1. Don't leave with hang-ups
Are you a headteacher leaving this summer? Try to make a clean break and not leave anything behind that might become an irritation or an embarrassment. So don't accept an indifferently executed portrait of yourself for the school hall, or donate an annual handwriting prize and expect to come back each year to present it. Both of these are real examples I've heard about, by the way. Above all, please don't accept an invitation to be on the governing body. (Yes, that's actually happened, too.)
Key point: There's only one good reason ever to go back, and that's for a former colleague's retirement. Even then, best to do it quietly and privately.
2. Learn to be a governor online
My niece's husband has just been elected a parent governor. He's on the mother of all learning curves, and has eagerly grabbed my offer to act as a private hotline. It's really important that governors know their responsibilities, and yet it's difficult for many of them to attend training sessions. The web is one answer, and the GEL (Governors East Learning) online package from the Eastern Leadership Centre is being taken up by an increasing number of authorities - 16 so far - beyond its East of England base.
3. Lap up laptop technology
Geoff Staniforth, director of behaviour and attendance at Ashby School in Leicestershire, writes to share his enthusiasm for using software to record and track pupil behaviour. Without it, pupils can get away with continuing low-level disruption lesson to lesson because teachers don't have time to write everything down. But, says Geoff, when it's just a matter of a quick entry on a laptop or a PDA, the record builds up. "They will be logged every time and consequences follow," he says.
Key point: Geoff points out that it's equally easy to log good behaviour, and Ashby has seen a 400 per cent increase in staff giving positive rewards.
Ashby uses Bromcom's "e-behaviour" (www.bromcom.com).

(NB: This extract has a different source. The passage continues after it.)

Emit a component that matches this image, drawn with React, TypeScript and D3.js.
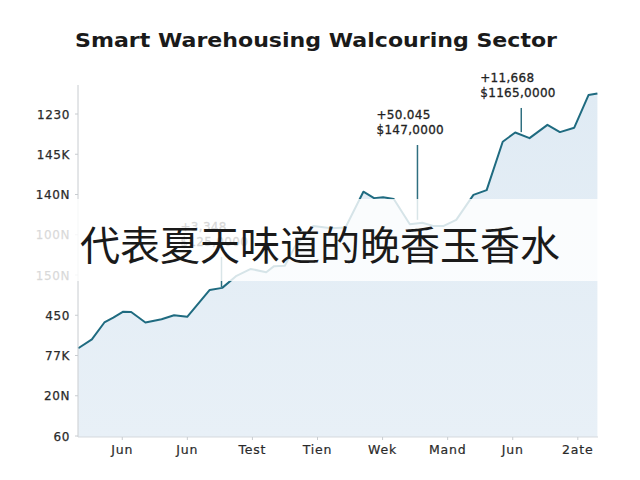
import React from "react";
import * as d3 from "d3";

const title = "Smart Warehousing Walcouring Sector";
const overlayText = "代表夏天味道的晚香玉香水";

const yTickLabels = ["60", "20N", "77K", "450", "150N", "100N", "140N", "145K", "1230"];
const xTickLabels = ["Jun", "Jun", "Test", "Tien", "Wek", "Mand", "Jun", "2ate"];

// x in tick units (0 = first tick), y in tick units (0 = "60")
const seriesX = [
  -0.676, -0.467, -0.275, -0.138, 0.015, 0.137, 0.356, 0.604, 0.796, 0.998,
  1.344, 1.536, 1.756, 1.975, 2.212, 2.333, 2.498, 2.662, 2.937, 3.212,
  3.43, 3.705, 3.869, 4.008, 4.172, 4.419, 4.611, 4.776, 4.94, 5.132,
  5.396, 5.599, 5.846, 6.038, 6.258, 6.533, 6.725, 6.945, 7.164, 7.301,
];
const seriesY = [
  2.18, 2.4, 2.82, 2.94, 3.09, 3.08, 2.82, 2.9, 3.0, 2.96,
  3.63, 3.68, 3.98, 4.15, 4.07, 4.22, 4.23, 4.73, 5.22, 5.16,
  5.18, 6.07, 5.91, 5.93, 5.89, 5.26, 5.3, 5.22, 5.22, 5.37,
  5.99, 6.11, 7.31, 7.54, 7.4, 7.73, 7.55, 7.66, 8.47, 8.51,
];

const annLine1 = ["+3,348", "+50.045", "+11,668"];
const annLine2 = ["$125,0000", "$147,0000", "$1165,0000"];
const annX = [1.525, 4.536, 6.131];
const annTop = [4.45, 7.23, 8.15];
const annBottom = [3.7, 5.37, 7.55];

export default function App() {
  const W = 640;
  const H = 480;
  const x = d3.scaleLinear().domain([-0.68, 7.31]).range([78, 598]);
  const y = d3.scaleLinear().domain([0, 8]).range([436, 114]);
  const data = seriesX.map((v, i) => ({ x: v, y: seriesY[i] }));
  const line = d3
    .line<{ x: number; y: number }>()
    .x((d) => x(d.x))
    .y((d) => y(d.y));
  const area = d3
    .area<{ x: number; y: number }>()
    .x((d) => x(d.x))
    .y0(437)
    .y1((d) => y(d.y));

  const labelFont = "DejaVu Sans, Verdana, sans-serif";

  return (
    <svg
      width={W}
      height={H}
      viewBox={`0 0 ${W} ${H}`}
      style={{ position: "absolute", left: 0, top: 0, background: "#fff" }}
    >
      <defs>
        <linearGradient id="fillGrad" x1="0" y1="0" x2="0" y2="1">
          <stop offset="0%" stopColor="#e0ebf4" />
          <stop offset="100%" stopColor="#e8f0f7" />
        </linearGradient>
      </defs>
      <rect x={0} y={0} width={W} height={H} fill="#ffffff" />
      <text
        x={316}
        y={47}
        textAnchor="middle"
        fontFamily={labelFont}
        fontWeight="bold"
        fontSize={19}
        fill="#1a1a1a"
        textLength={482}
        lengthAdjust="spacingAndGlyphs"
      >
        {title}
      </text>

      <path d={area(data) ?? ""} fill="url(#fillGrad)" />
      <path d={line(data) ?? ""} fill="none" stroke="#1f6b80" strokeWidth={2} strokeLinejoin="round" />

      {/* axes */}
      <line x1={78} x2={78} y1={85} y2={437} stroke="#c8ccd0" strokeWidth={1} />
      <line x1={78} x2={598} y1={437} y2={437} stroke="#d5d9dd" strokeWidth={1} />
      {yTickLabels.map((lab, i) => (
        <g key={"y" + i}>
          <line x1={75} x2={78} y1={y(i)} y2={y(i)} stroke="#c8ccd0" />
          <text
            x={70}
            y={y(i) + 4.5}
            textAnchor="end"
            fontFamily={labelFont}
            fontSize={12}
            letterSpacing={0.6}
            fill="#2a2a2a"
            stroke="#2a2a2a"
            strokeWidth={0.25}
          >
            {lab}
          </text>
        </g>
      ))}
      {xTickLabels.map((lab, i) => (
        <g key={"x" + i}>
          <line x1={x(i)} x2={x(i)} y1={437} y2={440} stroke="#c8ccd0" />
          <text
            x={x(i)}
            y={454}
            textAnchor="middle"
            fontFamily={labelFont}
            fontSize={12.5}
            letterSpacing={0.8}
            fill="#2a2a2a"
            stroke="#2a2a2a"
            strokeWidth={0.2}
          >
            {lab}
          </text>
        </g>
      ))}

      {/* annotations */}
      {annX.map((v, i) => {
        const top = y(annTop[i]);
        return (
          <g key={"a" + i}>
            <line x1={x(v)} x2={x(v)} y1={top} y2={y(annBottom[i])} stroke="#2f6f80" strokeWidth={1.5} />
            <text x={x(v) - 41} y={top - 26} fontFamily={labelFont} fontSize={12} fill="#222" stroke="#222" strokeWidth={0.3} letterSpacing={0.3}>
              {annLine1[i]}
            </text>
            <text x={x(v) - 41} y={top - 11} fontFamily={labelFont} fontSize={12} fill="#222" stroke="#222" strokeWidth={0.3} letterSpacing={0.3}>
              {annLine2[i]}
            </text>
          </g>
        );
      })}

      {/* overlay band with caption */}
      <rect x={0} y={199} width={600} height={82} fill="#ffffff" opacity={0.82} />
      <text
        x={80}
        y={260}
        fontFamily="Noto Sans CJK SC, sans-serif"
        fontSize={40}
        fill="#1a1a1a"
      >
        {overlayText}
      </text>
    </svg>
  );
}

Other products include "PARS" from Tasc Software www.tascsoftware.co.uk and SIMs "Lesson Monitor' www.capitaes.co.uk
4. Make your mark early
The website for Enterprise Week 2008 (November 17-23) has just gone live. Last year, 38,000 pupils took part in the Make Your Mark Challenge that starts the week off. There's huge interest in enterprise and creativity in schools at the moment, and this is an ideal focus for it, coming just at the right time a couple of months into the new term. You need to go on the website now, do preliminary planning up to the end of term, then hit the ground running in September.
5. Take a reality check
Before you're carried away with your Building Schools for the Future (BSF) vision, hypnotised by that architect's model in the entrance hall, read the article "Grand Designs" in the latest issue of Report from the Association of Teachers and Lecturers. It's a dose of reality from people with experience. Incidentally, if you're a long way down the list for BSF, I hope you're more optimistic than the head I met recently, who said: "I think we're Wave 15. By then I assume we'll get our windows cleaned."